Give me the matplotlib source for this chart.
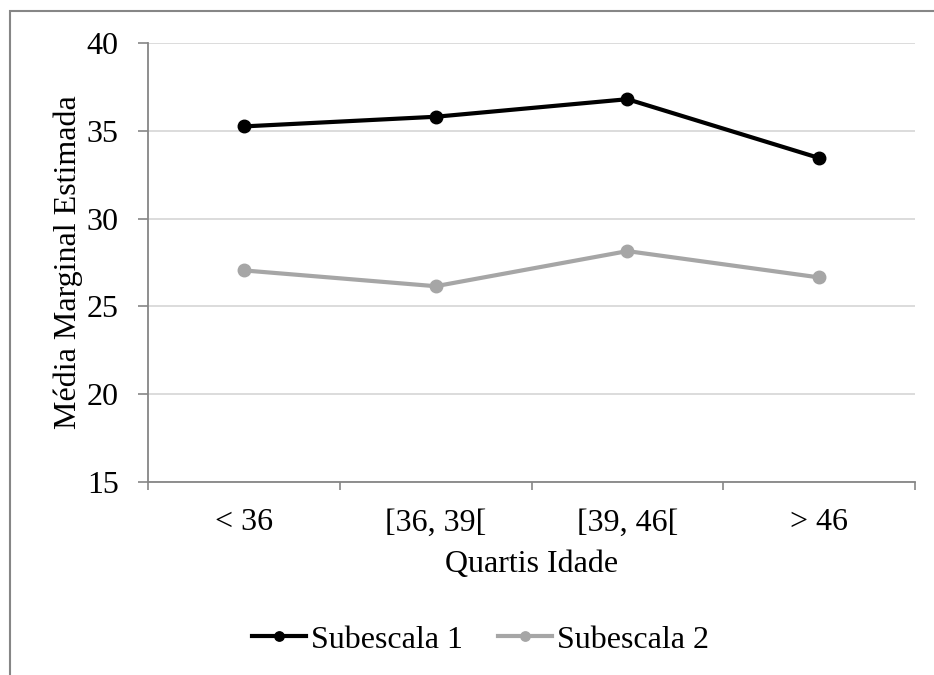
import matplotlib.pyplot as plt
import matplotlib.patches as patches

plt.rcParams['font.family'] = ['Liberation Serif', 'DejaVu Serif']

# Estimated marginal means by age quartile
categorias = ['< 36', '[36, 39[', '[39, 46[', '> 46']
subescala_1 = [35.25, 35.8, 36.8, 33.45]
subescala_2 = [27.05, 26.15, 28.15, 26.65]

fig = plt.figure(figsize=(9.34, 6.75), dpi=100)
ax = fig.add_axes([0.1585, 0.2859, 0.8212, 0.6504])

# chart border (Excel-style frame)
fig.patches.append(patches.Rectangle((10 / 934, -0.2), 1.5, 1.2 - 11 / 675,
                                     transform=fig.transFigure, fill=False,
                                     edgecolor='#868686', linewidth=1.5))

x = range(len(categorias))
ax.plot(x, subescala_1, color='black', linewidth=3, marker='o', markersize=9,
        label='Subescala 1', zorder=3)
ax.plot(x, subescala_2, color='#a6a6a6', linewidth=3, marker='o', markersize=9,
        label='Subescala 2', zorder=3)

ax.set_xlim(-0.5, 3.5)
ax.set_ylim(15, 40)
ax.set_yticks([15, 20, 25, 30, 35, 40])
ax.set_xticks(list(x))
ax.set_xticklabels(categorias)
ax.set_xticks([-0.5, 0.5, 1.5, 2.5, 3.5], minor=True)
ax.tick_params(axis='x', which='major', length=0, labelsize=23, pad=19)
ax.tick_params(axis='x', which='minor', length=6, width=1.2, color='#868686', direction='out')
ax.tick_params(axis='y', length=7, width=1.2, color='#868686', labelsize=23, pad=14)

ax.grid(axis='y', color='#d9d9d9', linewidth=1.3)
ax.set_axisbelow(True)
for s in ['top', 'right']:
    ax.spines[s].set_visible(False)
for s in ['left', 'bottom']:
    ax.spines[s].set_color('#868686')
    ax.spines[s].set_linewidth(1.3)

ax.set_xlabel('Quartis Idade', fontsize=23, labelpad=9)
ax.set_ylabel('Média Marginal Estimada', fontsize=23, labelpad=3)

fig.legend(loc='center', bbox_to_anchor=(0.5145, 0.052), ncol=2, frameon=False,
           fontsize=23, handlelength=1.7, handletextpad=0.15, columnspacing=1.1,
           markerscale=0.75)

fig.savefig('out.png', dpi=100)
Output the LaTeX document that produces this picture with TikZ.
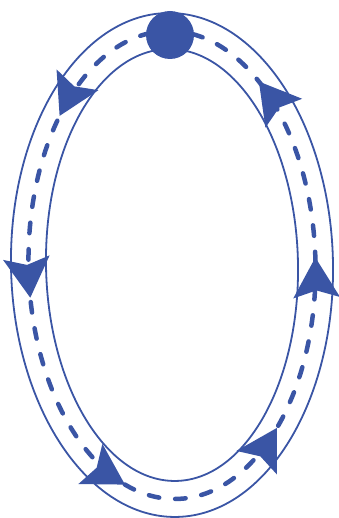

WHAT IS ASKED >> Omitting all pictures, restate exactly the lines of the material from its start through the line that contains "plt.rcParams['font.family'] = ['Liberation".

THE ANSWER >>
Give me the matplotlib source for this chart.
import matplotlib.pyplot as plt
import matplotlib.patches as patches

plt.rcParams['font.family'] = ['Liberation Serif', 'DejaVu Serif']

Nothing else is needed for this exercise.